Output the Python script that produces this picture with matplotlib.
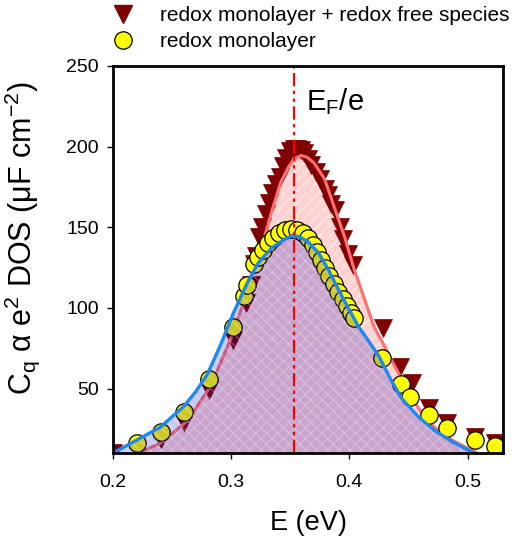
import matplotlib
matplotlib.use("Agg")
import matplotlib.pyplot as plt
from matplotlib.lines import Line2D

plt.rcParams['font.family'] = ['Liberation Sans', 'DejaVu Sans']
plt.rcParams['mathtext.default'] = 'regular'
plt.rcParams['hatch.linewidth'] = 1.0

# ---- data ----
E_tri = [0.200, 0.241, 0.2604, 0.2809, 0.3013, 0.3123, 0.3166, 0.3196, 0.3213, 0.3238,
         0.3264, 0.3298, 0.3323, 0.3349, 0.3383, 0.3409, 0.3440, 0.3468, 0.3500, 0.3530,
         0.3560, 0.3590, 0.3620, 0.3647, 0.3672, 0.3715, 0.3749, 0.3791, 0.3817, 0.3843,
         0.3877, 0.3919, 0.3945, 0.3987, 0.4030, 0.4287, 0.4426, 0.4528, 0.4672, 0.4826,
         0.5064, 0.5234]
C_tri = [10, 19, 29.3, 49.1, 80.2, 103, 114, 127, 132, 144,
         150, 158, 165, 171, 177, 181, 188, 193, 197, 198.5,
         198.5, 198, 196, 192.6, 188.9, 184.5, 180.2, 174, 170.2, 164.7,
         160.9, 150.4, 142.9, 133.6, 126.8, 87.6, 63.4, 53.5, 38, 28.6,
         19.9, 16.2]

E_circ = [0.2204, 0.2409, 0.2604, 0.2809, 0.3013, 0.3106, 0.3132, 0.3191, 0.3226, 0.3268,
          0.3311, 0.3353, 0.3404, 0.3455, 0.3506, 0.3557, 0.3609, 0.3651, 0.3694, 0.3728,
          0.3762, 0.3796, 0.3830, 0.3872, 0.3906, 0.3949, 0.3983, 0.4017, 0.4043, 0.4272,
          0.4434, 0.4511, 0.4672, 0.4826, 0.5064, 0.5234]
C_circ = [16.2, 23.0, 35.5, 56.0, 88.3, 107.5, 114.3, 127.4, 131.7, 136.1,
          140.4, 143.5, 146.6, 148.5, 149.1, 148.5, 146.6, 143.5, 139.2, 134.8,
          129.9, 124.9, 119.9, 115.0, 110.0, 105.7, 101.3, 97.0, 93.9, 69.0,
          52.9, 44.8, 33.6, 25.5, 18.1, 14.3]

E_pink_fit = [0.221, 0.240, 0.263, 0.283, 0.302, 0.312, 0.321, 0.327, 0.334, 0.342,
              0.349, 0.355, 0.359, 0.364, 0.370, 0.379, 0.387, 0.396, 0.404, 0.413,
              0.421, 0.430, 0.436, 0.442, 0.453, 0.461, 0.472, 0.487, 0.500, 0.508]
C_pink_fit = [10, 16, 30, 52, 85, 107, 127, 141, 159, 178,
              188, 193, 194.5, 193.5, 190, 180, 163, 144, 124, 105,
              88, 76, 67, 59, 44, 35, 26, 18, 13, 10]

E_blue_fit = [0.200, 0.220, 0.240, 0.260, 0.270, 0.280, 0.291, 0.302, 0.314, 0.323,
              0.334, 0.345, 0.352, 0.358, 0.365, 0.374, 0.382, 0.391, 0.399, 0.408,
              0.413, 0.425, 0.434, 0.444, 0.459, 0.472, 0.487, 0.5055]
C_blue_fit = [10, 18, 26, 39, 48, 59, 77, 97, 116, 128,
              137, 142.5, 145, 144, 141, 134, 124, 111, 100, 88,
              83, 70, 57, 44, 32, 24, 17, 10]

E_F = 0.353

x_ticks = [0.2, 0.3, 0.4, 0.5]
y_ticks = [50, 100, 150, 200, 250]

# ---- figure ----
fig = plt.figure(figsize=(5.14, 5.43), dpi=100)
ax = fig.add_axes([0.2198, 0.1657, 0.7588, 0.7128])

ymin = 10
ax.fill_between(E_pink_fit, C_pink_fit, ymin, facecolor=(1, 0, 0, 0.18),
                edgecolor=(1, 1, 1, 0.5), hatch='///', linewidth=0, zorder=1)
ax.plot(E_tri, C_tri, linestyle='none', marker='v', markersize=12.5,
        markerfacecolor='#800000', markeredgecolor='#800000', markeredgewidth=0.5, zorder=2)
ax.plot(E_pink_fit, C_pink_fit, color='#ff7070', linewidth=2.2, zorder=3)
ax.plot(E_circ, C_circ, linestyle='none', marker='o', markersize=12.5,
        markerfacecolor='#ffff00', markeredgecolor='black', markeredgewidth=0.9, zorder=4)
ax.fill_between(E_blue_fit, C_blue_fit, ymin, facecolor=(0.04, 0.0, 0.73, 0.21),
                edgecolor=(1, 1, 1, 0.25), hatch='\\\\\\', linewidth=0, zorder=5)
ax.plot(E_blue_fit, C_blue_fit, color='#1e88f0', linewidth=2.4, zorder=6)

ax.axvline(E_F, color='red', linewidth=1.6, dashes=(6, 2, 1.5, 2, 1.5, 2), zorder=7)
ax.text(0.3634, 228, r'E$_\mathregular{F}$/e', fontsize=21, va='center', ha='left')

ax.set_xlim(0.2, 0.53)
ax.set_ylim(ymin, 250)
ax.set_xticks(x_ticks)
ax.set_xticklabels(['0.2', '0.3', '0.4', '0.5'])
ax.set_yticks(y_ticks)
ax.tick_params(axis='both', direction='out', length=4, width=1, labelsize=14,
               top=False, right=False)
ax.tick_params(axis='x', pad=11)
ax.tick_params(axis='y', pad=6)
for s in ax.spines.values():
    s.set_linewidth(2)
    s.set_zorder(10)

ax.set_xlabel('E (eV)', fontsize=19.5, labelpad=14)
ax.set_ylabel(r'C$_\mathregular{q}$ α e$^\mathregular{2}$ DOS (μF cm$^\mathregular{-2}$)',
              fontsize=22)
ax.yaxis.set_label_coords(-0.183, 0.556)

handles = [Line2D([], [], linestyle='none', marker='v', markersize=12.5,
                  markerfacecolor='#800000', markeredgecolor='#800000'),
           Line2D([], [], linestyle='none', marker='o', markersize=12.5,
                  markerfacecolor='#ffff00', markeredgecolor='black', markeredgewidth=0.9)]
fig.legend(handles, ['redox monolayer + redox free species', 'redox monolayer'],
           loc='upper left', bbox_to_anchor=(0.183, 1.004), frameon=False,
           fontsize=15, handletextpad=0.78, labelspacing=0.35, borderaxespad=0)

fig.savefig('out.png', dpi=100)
* * *
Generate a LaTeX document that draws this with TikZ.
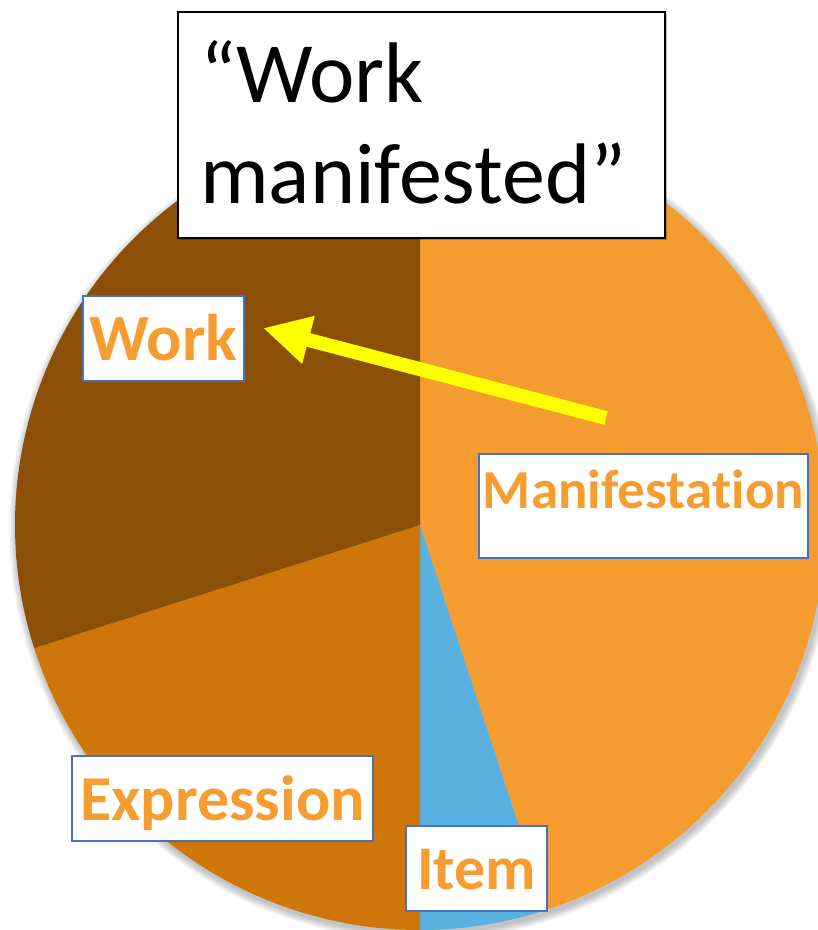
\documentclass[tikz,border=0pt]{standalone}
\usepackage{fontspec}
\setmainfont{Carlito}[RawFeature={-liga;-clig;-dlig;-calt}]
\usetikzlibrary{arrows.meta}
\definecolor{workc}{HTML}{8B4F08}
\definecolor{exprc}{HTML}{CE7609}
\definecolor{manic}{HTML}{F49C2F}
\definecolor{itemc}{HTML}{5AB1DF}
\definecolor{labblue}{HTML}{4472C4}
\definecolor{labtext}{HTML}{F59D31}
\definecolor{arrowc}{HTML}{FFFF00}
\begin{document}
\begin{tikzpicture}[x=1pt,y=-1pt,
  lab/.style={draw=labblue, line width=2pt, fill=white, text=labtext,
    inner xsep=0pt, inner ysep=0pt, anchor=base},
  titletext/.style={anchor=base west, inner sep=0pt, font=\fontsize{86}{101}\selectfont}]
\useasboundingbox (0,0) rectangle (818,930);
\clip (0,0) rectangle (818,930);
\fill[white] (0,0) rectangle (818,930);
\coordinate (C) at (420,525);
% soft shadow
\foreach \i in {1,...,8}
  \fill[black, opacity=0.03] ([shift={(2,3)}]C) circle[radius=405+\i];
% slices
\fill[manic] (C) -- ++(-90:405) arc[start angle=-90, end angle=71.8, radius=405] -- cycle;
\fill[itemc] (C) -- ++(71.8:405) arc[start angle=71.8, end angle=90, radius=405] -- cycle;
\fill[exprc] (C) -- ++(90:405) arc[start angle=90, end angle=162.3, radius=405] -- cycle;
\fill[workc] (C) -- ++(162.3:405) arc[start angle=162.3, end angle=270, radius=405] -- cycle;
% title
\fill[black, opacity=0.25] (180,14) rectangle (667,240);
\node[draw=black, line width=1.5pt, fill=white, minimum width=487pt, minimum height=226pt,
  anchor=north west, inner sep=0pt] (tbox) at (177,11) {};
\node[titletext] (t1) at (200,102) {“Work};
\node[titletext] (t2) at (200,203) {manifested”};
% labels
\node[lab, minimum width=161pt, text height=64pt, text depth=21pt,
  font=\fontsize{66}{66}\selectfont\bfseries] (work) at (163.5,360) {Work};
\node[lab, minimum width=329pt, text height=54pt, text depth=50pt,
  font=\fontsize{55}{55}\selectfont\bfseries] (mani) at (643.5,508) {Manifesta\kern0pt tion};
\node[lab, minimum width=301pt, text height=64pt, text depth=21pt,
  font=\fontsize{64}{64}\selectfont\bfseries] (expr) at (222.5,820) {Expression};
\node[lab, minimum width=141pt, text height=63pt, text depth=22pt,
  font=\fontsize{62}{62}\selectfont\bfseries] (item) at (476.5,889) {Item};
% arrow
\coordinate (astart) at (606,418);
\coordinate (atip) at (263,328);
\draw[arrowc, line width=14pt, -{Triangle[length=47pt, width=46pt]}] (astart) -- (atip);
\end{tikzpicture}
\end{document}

* Goal: Copy word for word every line from the one with "Output the Python" through the one with "plt.rcParams['hatch.linewidth'] = 1.0", including both. No pictures belong in the copy.

* Written response:
Output the Python script that produces this picture with matplotlib.
import matplotlib
matplotlib.use("Agg")
import matplotlib.pyplot as plt
from matplotlib.lines import Line2D

plt.rcParams['font.family'] = ['Liberation Sans', 'DejaVu Sans']
plt.rcParams['mathtext.default'] = 'regular'
plt.rcParams['hatch.linewidth'] = 1.0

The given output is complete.